Judges 15 Commentary
by Brad Boyles
What can we learn from flawed leaders?
It’s tough to navigate through the book of Judges, and Samson’s story specifically, because the concepts seem so foreign to us. The stories are puzzling. Why would God choose Samson to fulfill His plan? How could such a selfish and carnal individual be the judge (savior) for Israel? It really seems as if this entire time period is so radically different than today. But is it really?
I’ve often said that if we were not able to experience ________, we wouldn’t be able to appreciate ________. This is the case with grace. Without experiencing sin, grace doesn’t make sense. For those who have experienced rock bottom, grace means so much more. This would be the case with Israel and Samson.
Take a moment and consider the bigger picture. Joshua unified Israel and led them to the promised land where they backslid and began to once again abandon God. The next “phase” of their journey is here in Judges where God leads particular men and women as judges to save Israel despite their wicked behavior. God used flawed heroes of faith such as Gideon, Jephthah, and here, Samson, to deliver Israel in hopes they would turn back to Him.
After Judges, we move into the age of kings, where Israel thought that having a king over them would keep them on the straight and narrow. It wouldn’t work. It would be years later when King Jesus finally came that sin would finally be destroyed for those who put their faith in Him.

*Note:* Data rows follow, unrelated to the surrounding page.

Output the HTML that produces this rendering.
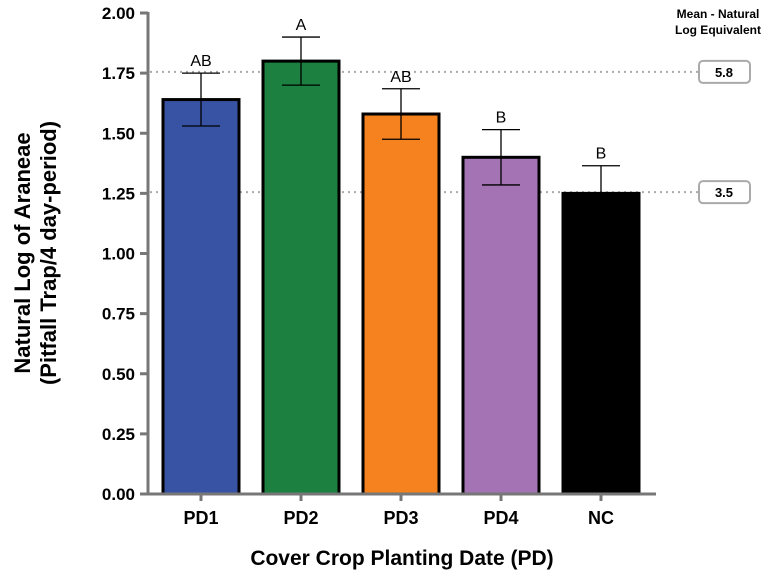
<!DOCTYPE html>
<html><head><meta charset="utf-8"><style>
body{margin:0;background:#fff;}
svg{display:block;font-family:"Liberation Sans",Arial,sans-serif;}
</style></head><body>
<svg id="chart" width="768" height="577"></svg>
<script>
const categories=["PD1","PD2","PD3","PD4","NC"];
const means=[1.64,1.80,1.58,1.40,1.25];
const errors=[0.11,0.10,0.105,0.115,0.115];
const letters=["AB","A","AB","B","B"];
const colors=["#3953a4","#1b8040","#f5821f","#a373b3","#000000"];
const yTicks=[0,0.25,0.5,0.75,1.0,1.25,1.5,1.75,2.0];
const refLines=[1.755,1.255];
const refLabels=["5.8","3.5"];
const svg=document.getElementById('chart');
const NS="http://www.w3.org/2000/svg";
const y0=494,y1=13,x0=148;
function y(v){return y0-(v/2)*(y0-y1);}
function xc(i){return 201+i*100;}
function mk(t,a,txt){const e=document.createElementNS(NS,t);for(const k in a)e.setAttribute(k,a[k]);if(txt!==undefined)e.textContent=txt;svg.appendChild(e);return e;}
refLines.forEach((v,i)=>{
 let l=mk('line',{x1:150,x2:698,y1:y(v),y2:y(v),stroke:'#aaa','stroke-width':2,'stroke-dasharray':'2,4'});
 
 
 let r=mk('rect',{x:699,y:y(v)-11,width:51,height:22,rx:4,fill:'#fff',stroke:'#aaa','stroke-width':2});
 
 
 let t=mk('text',{x:724,y:y(v)+5,'text-anchor':'middle','font-size':13,'font-weight':'bold'},refLabels[i]);
 
 
});
let h1=mk('text',{x:718,y:18,'text-anchor':'middle','font-size':12,'font-weight':'bold'},'Mean -  Natural');


let h2=mk('text',{x:718,y:34,'text-anchor':'middle','font-size':12,'font-weight':'bold'},'Log Equivalent');


categories.forEach((c,i)=>{
 const cx=xc(i);
 let b=mk('rect',{x:cx-38,y:y(means[i]),width:76,height:y0-y(means[i]),fill:colors[i],stroke:'#000','stroke-width':3});
 
 
 const top=y(means[i]+errors[i]),bot=y(means[i]-errors[i]);
 let e=mk('path',{d:`M${cx},${top}V${bot}M${cx-19},${top}H${cx+19}M${cx-19},${bot}H${cx+19}`,stroke:'#000','stroke-width':1.3,fill:'none'});
 
 
 let s=mk('text',{x:cx,y:top-7,'text-anchor':'middle','font-size':16},letters[i]);
 
 
 let t=mk('text',{x:cx,y:524,'text-anchor':'middle','font-size':18,'font-weight':'bold'},c);
 
 
 let tk=mk('line',{x1:cx,x2:cx,y1:y0,y2:y0+7,stroke:'#777','stroke-width':3});
 
 
});
let ya=mk('line',{x1:x0,x2:x0,y1:y1-1,y2:y0+1,stroke:'#777','stroke-width':3});


let xa=mk('line',{x1:x0-1,x2:656,y1:y0,y2:y0,stroke:'#777','stroke-width':3});


yTicks.forEach(v=>{
 let l=mk('line',{x1:x0-8,x2:x0,y1:y(v),y2:y(v),stroke:'#777','stroke-width':3});
 
 
 let t=mk('text',{x:x0-13,y:y(v)+6,'text-anchor':'end','font-size':17,'font-weight':'bold'},v.toFixed(2));
 
 
});
let xt=mk('text',{x:402,y:565,'text-anchor':'middle','font-size':21,'font-weight':'bold'},'Cover Crop Planting Date (PD)');


let yt=mk('text',{x:0,y:0,'text-anchor':'middle','font-size':22,'font-weight':'bold',transform:'translate(30,253) rotate(-90)'},'Natural Log of Araneae');


let yt2=mk('text',{x:0,y:0,'text-anchor':'middle','font-size':22,'font-weight':'bold',transform:'translate(56,253) rotate(-90)'},'(Pitfall Trap/4 day-period)');


</script>
</body></html>
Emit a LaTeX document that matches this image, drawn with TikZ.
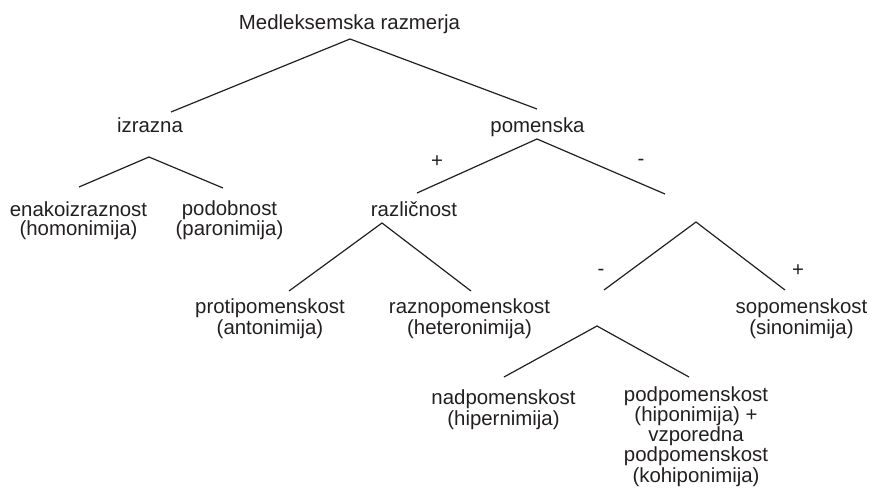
\documentclass[tikz,border=0pt]{standalone}
\usepackage{fontspec}
\setmainfont{Liberation Sans}
\definecolor{ink}{RGB}{35,31,32}
\begin{document}
\begin{tikzpicture}[x=1pt,y=-1pt,
  lbl/.style={anchor=base,inner sep=0pt,align=center,text=ink,
    font={\fontsize{20.4}{19}\selectfont}},
  sgn/.style={anchor=center,inner sep=0pt,text=ink,
    font={\fontsize{20.4}{19}\selectfont}},
  br/.style={draw=ink,line width=1.2pt}]
\useasboundingbox (0,0) rectangle (870,501);
% text nodes (anchor at the baseline of the last line)
\node[lbl] (root) at (349.5,29.5) {Medleksemska razmerja};
\node[lbl] (izr) at (150,132.3) {izrazna};
\node[lbl] (pom) at (537.5,132) {pomenska};
\node[lbl] (enak) at (78.5,235.5) {enakoizraznost\\(homonimija)};
\node[lbl] (podob) at (229.5,235.5) {podobnost\\(paronimija)};
\node[lbl] (razl) at (414,216) {različnost};
\node[lbl] (proti) at (270,334) {protipomenskost\\(antonimija)};
\node[lbl] (razno) at (469.5,334) {raznopomenskost\\(heteronimija)};
\node[lbl] (sopom) at (801.5,334) {sopomenskost\\(sinonimija)};
\node[lbl] (nadp) at (503.5,425) {nadpomenskost\\(hipernimija)};
\node[lbl] (podp) at (696,482) {podpomenskost\\(hiponimija) +\\vzporedna\\podpomenskost\\(kohiponimija)};
% signs
\node[sgn] (s1) at (437,162) {+};
\node[sgn] (s2) at (641,162) {-};
\node[sgn] (s3) at (601,272) {-};
\node[sgn] (s4) at (798,271) {+};
% branch coordinates
\coordinate (a0) at (350,39);
\coordinate (a0l) at (171,112);
\coordinate (a0r) at (537,109);
\coordinate (a1) at (149,157);
\coordinate (a1l) at (79,187);
\coordinate (a1r) at (223,188);
\coordinate (a2) at (537,139);
\coordinate (a2l) at (417,193);
\coordinate (a2r) at (665,194);
\coordinate (a3) at (382,223);
\coordinate (a3l) at (289,291);
\coordinate (a3r) at (471,291);
\coordinate (a4) at (696,222);
\coordinate (a4l) at (604,290);
\coordinate (a4r) at (785,290);
\coordinate (a5) at (597,326);
\coordinate (a5l) at (504,377);
\coordinate (a5r) at (689,377);
% branches
\draw[br] (a0l) -- (a0) -- (a0r);
\draw[br] (a1l) -- (a1) -- (a1r);
\draw[br] (a2l) -- (a2) -- (a2r);
\draw[br] (a3l) -- (a3) -- (a3r);
\draw[br] (a4l) -- (a4) -- (a4r);
\draw[br] (a5l) -- (a5) -- (a5r);
\end{tikzpicture}
\end{document}
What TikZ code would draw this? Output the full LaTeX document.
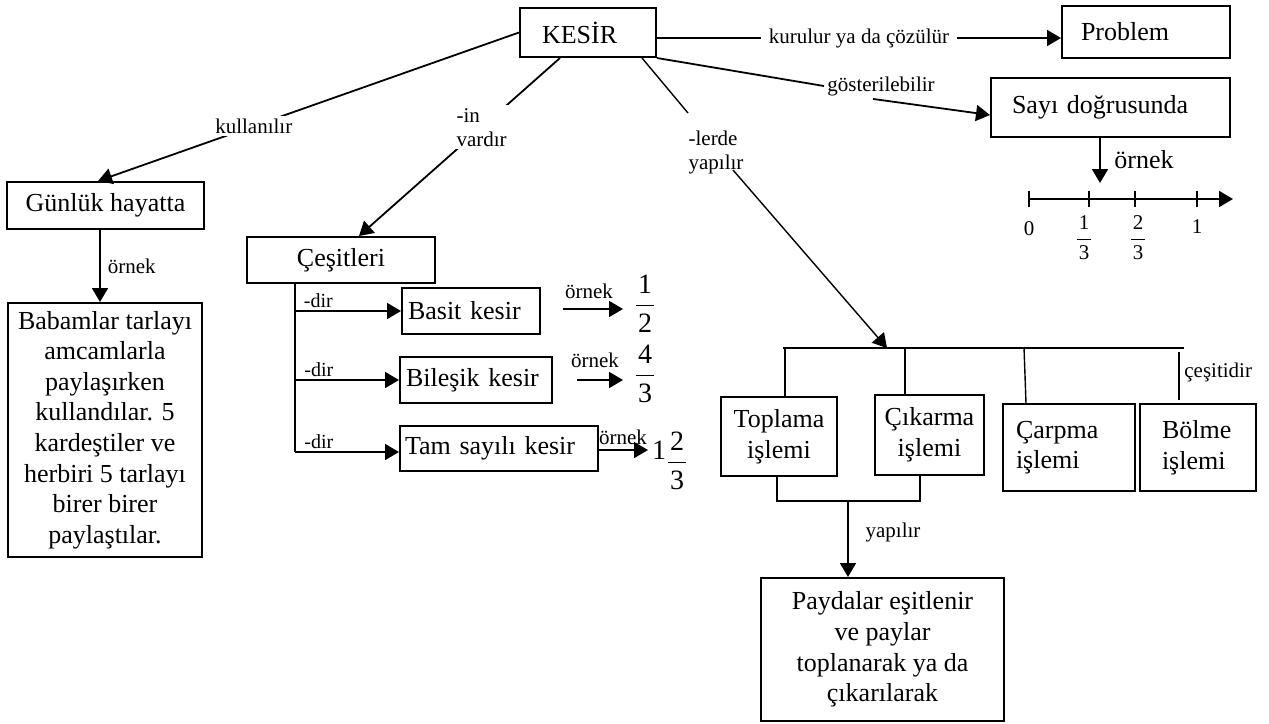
\documentclass[tikz,border=0pt]{standalone}
\usepackage{amsmath}
\usepackage{fontspec}
\setmainfont{Liberation Serif}
\usetikzlibrary{arrows.meta,calc}

\newcommand\boxfont{\fontsize{13}{15.3}\selectfont}
\newcommand\lblfont{\fontsize{10.5}{12}\selectfont}
\newcommand\dirfont{\fontsize{10}{11}\selectfont}
\newcommand\bigofont{\fontsize{13}{15}\selectfont}
\newcommand\fracfont{\fontsize{14}{16}\selectfont}
\newcommand\kfrac[2]{$\dfrac{\kern0.8pt\textrm{#1}\kern0.8pt}{\kern0.8pt\textrm{#2}\kern0.8pt}$}

\begin{document}
\begin{tikzpicture}[x=0.5pt,y=-0.5pt,
  box/.style={draw, line width=1pt, inner sep=0pt, font=\boxfont, align=center},
  lbox/.style={box, align=left},
  conn/.style={line width=0.9pt},
  thinconn/.style={line width=0.7pt},
  arr/.style={line width=0.9pt, -{Triangle[length=7pt,width=8pt]}},
  thinarr/.style={line width=0.7pt, -{Triangle[length=7pt,width=8pt]}},
  lbl/.style={font=\lblfont, inner sep=1.5pt},
  dirlbl/.style={font=\dirfont, inner sep=1pt},
  fracnode/.style={font=\fracfont, inner sep=0pt},
  nlfrac/.style={font=\lblfont, inner sep=0pt},
]
\useasboundingbox (0,0) rectangle (1269,723);

% ---- concept boxes ----
\node[lbox, text width=46pt, inner xsep=11pt, minimum height=24.5pt] (kesir) at (588,32.5) {KESİR};
\node[lbox, text width=65pt, inner xsep=9.5pt, minimum height=26pt] (problem) at (1146,32) {Problem};
\node[lbox, text width=98.5pt, inner xsep=10.5pt, minimum height=29.5pt] (sayi) at (1110.5,107.5) {Sayı doğrusunda};
\node[box, minimum width=98.5pt, minimum height=23.5pt] (gunluk) at (105.5,205.5) {Günlük hayatta};
\node[box, minimum width=97pt, minimum height=127pt] (babam) at (105,430)
  {Babamlar tarlayı\\amcamlarla\\paylaşırken\\kullandılar. 5\\kardeştiler ve\\herbiri 5 tarlayı\\birer birer\\paylaştılar.};
\node[box, minimum width=94pt, minimum height=23pt] (cesit) at (341,260) {Çeşitleri};
\node[lbox, text width=63pt, inner xsep=3pt, minimum height=23pt] (basit) at (471,311) {Basit kesir};
\node[lbox, text width=70pt, inner xsep=3pt, minimum height=23pt] (bilesik) at (476,380) {Bileşik kesir};
\node[lbox, text width=94pt, inner xsep=2.5pt, minimum height=22.5pt] (tam) at (499,448.5) {Tam sayılı kesir};
\node[box, minimum width=58pt, minimum height=39.5pt] (toplama) at (779,436.5) {Toplama\\işlemi};
\node[box, minimum width=54.5pt, minimum height=40pt] (cikarma) at (929.5,435) {Çıkarma\\işlemi};
\node[lbox, text width=53pt, inner xsep=6.5pt, minimum height=43.5pt] (carpma) at (1069,447.5) {Çarpma\\işlemi};
\node[lbox, text width=36pt, inner xsep=11pt, minimum height=43.5pt] (bolme) at (1198,447.5) {Bölme\\işlemi};
\node[box, minimum width=121.5pt, minimum height=71.5pt] (payda) at (882.5,649.5)
  {Paydalar eşitlenir\\ve paylar\\toplanarak ya da\\çıkarılarak};

% ---- links leaving KESİR ----
\draw[arr] (kesir.west) -- node[lbl, fill=white, pos=0.63] {kullanılır} ([xshift=-3.75pt]gunluk.north);
\draw[arr] ([xshift=-14pt]kesir.south) -- node[lbl, fill=white, align=left, pos=0.39] {-in\\vardır} ([xshift=9pt]cesit.north);
\draw[arr] ($(kesir.east)+(0,5.5)$) -- node[lbl, fill=white, inner xsep=4pt] {kurulur ya da çözülür} ($(problem.west)+(0,6)$);

\node[lbl] (gost) at (881,86) {gösterilebilir};
\draw[conn] (kesir.south east) -- (gost.west);
\draw[arr] ([xshift=-4pt]gost.south) -- ($(sayi.west)+(0,7.5)$);

\node[lbl, align=left] (lerde) at (716,152) {-lerde\\yapılır};
\coordinate (ld1) at (688,113);
\coordinate (ld2) at (733,170);
\coordinate (barl) at (783,348);
\coordinate (barr) at (1184,348);
\coordinate (bart) at (887,348);
\draw[thinconn] ([xshift=27pt]kesir.south) -- (ld1);
\draw[thinarr] (ld2) -- (bart);

% ---- operations ----
\draw[conn] (barl) -- (barr);
\draw[conn] ([xshift=3pt]toplama.north) -- ++(0,-49);
\draw[conn] ([xshift=-12.25pt]cikarma.north) -- ++(0,-47);
\draw[thinconn] ([xshift=-21.5pt]carpma.north) -- ++(-2,-56);
\draw[thinconn] ([xshift=-9.5pt]bolme.north) ++(0,-3) -- ++(0,-48);
\node[lbl, anchor=west] at (1181,372) {çeşitidir};

\draw[conn] ([xshift=-1pt]toplama.south) -- ++(0,24) -| ([xshift=-4.75pt]cikarma.south);
\coordinate (jn) at (848,500);
\draw[arr] (jn) -- (jn |- payda.north);
\node[lbl] at (893,532) {yapılır};

% ---- everyday example ----
\draw[arr] ([xshift=-2.75pt]gunluk.south) -- node[lbl, right, xshift=2pt] {örnek} ([xshift=-2.5pt]babam.north);

% ---- kinds of fractions ----
\coordinate (trtop) at ([xshift=-23pt]cesit.south);
\draw[conn] (trtop) -- ($(trtop |- tam.west)+(0,3.5)$);
\draw[arr] (trtop |- basit.west) -- node[dirlbl, above, pos=0.22] {-dir} (basit.west);
\draw[arr] (trtop |- bilesik.west) -- node[dirlbl, above, pos=0.23] {-dir} (bilesik.west);
\draw[arr] ($(trtop |- tam.west)+(0,3.5)$) -- node[dirlbl, above, pos=0.23] {-dir} ($(tam.west)+(0,3.5)$);

\coordinate (o1s) at (563,309);
\coordinate (o2s) at (577,380);
\draw[arr] (o1s) -- ++(60,0);
\draw[arr] (o2s) -- ++(46,0);
\draw[arr] ($(tam.east)+(0,1.5)$) -- ++(49,0);
\node[lbl] at (589,291) {örnek};
\node[lbl] at (595,360) {örnek};
\node[lbl] at (623,437) {örnek};
\node[fracnode] (f1) at (645,304) {\kfrac{1}{2}};
\node[fracnode] (f2) at (645,374) {\kfrac{4}{3}};
\node[fracnode] (f3) at (670,461) {\raisebox{5.5pt}{1}\kfrac{2}{3}};

% ---- number line ----
\draw[arr] ([xshift=-5.25pt]sayi.south) -- ++(0,45);
\node[font=\bigofont, inner sep=1pt] at (1144,160) {örnek};
\coordinate (n0) at (1029,199);
\draw[arr] (n0) -- (1233,199);
\foreach \t in {1029,1089,1135,1197} \draw[conn] (\t,191) -- (\t,207);
\node[nlfrac] at (1029,229) {0};
\node[nlfrac] at (1084,238) {\kfrac{1}{3}};
\node[nlfrac] at (1138,238) {\kfrac{2}{3}};
\node[nlfrac] at (1197,227) {1};
\end{tikzpicture}
\end{document}
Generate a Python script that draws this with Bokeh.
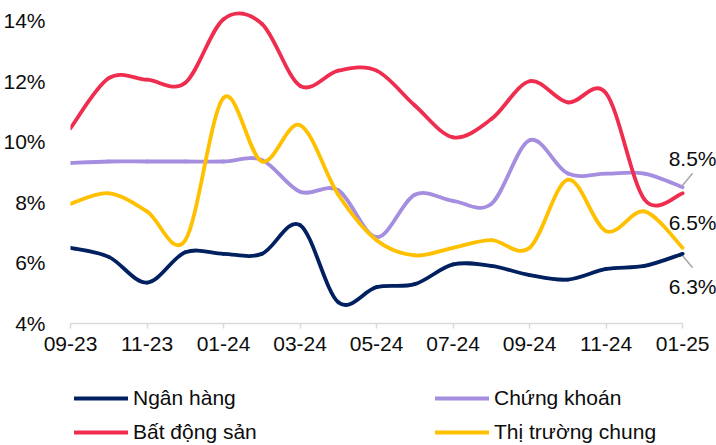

My point is this; through Samson’s life we can acknowledge how utter depraved we are as humanity. We can appreciate and relish in the grace of Jesus even more. We can see how even a little faith despite a life of horrible choices can bring glory to God’s plan. The beauty of these stories shows itself in the bigger picture of Scripture. How depressing it is for someone to only read Judges and never venture through the Bible to understand how this one chapter leads us to the praise and worship of our Creator?